En los años 70 nos gobernaba un dictador envejecido. También imperaba la idea de que obreros, lo que se dice obreros, solo eran los que entraban y salían de la fábrica con mono azul y a toque de sirena, y de que los obreros y los patronos peleaban por sus intereses desde trincheras distintas y enfrentadas. Los sindicatos eran de clase, y, para defender a toda costa los intereses de los suyos, daban por supuesto que el pleno empleo era -con la ayuda de la emigración masiva, el subempleo agrario y la exclusión de la mujer del trabajo- una posibilidad efectiva. Y a nadie se le ocurría que una empresa como Ascón, Álvarez o Massó podía echar el cierre, o que la Citroën pudiese deslocalizarse, o que la competencia del extranjero llegase a convertir en un suicidio la presión irracional para aumentar los salarios.

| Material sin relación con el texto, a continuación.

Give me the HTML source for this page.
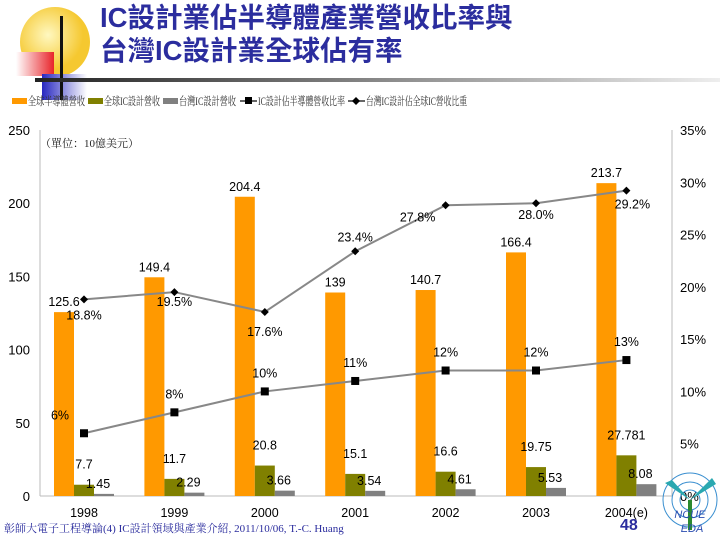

En este ambiente, y con los ingredientes descritos, se creó en Vigo una épica sindical en la que la algarada era siempre «resistencia», la presión era «solidaridad», el obrero era «un honrado trabajador y padre de familia», y los sindicatos eran la puerta abierta por la que iba a entrar la democracia. Y a esa épica, que tanto admirábamos los estudiantes de entonces, le correspondía también una estética de arenga y barricada, con grandes manifestaciones vespertinas que, a modo de procesión general, impregnaban la ciudad de obrerismo fetén.
Pero Franco ya no está; Massó, Álvarez y Ascón se perdieron en la leyenda; España recibe inmigrantes; nuestros empresarios se deslocalizan en China o en Perú, y nuestra moneda vale más que el dólar. El concepto de trabajador, que ha sustituido al de obrero, reúne en el mismo grupo a catedráticos y fontaneros, a funcionarios y albañiles, a investigadoras y vendedores de la plaza, y a médicos y camioneros. Y los sindicatos han dejado de ser solidarias organizaciones de clase para convertirse en potentes burocracias, pagadas por el Estado, que velan mucho por su continuidad.
Por eso resulta tan arriesgado y descorazonador que, de forma extemporánea, y sin medir las consecuencias de lo que está sucediendo, se esté reproduciendo en Vigo un conflicto con el lenguaje y la estética de los años 70. Porque la cultura del trabajo y de la negociación es un capital que, si se pierde, tarda décadas en regresar.
Porque la ciudad de Vigo dejó de ser protagonista de este obrerismo trasnochado para ser su cautiva. Porque ya sabemos que los efectos de estos conflictos se trasladan en el tiempo -y hacia otros colectivos sociales- de forma perniciosa. Y porque es un suicidio aumentar en un punto el salario a cambio de emitir el pésimo mensaje que en estos momentos se está leyendo con atención en todos los despachos de España y Europa.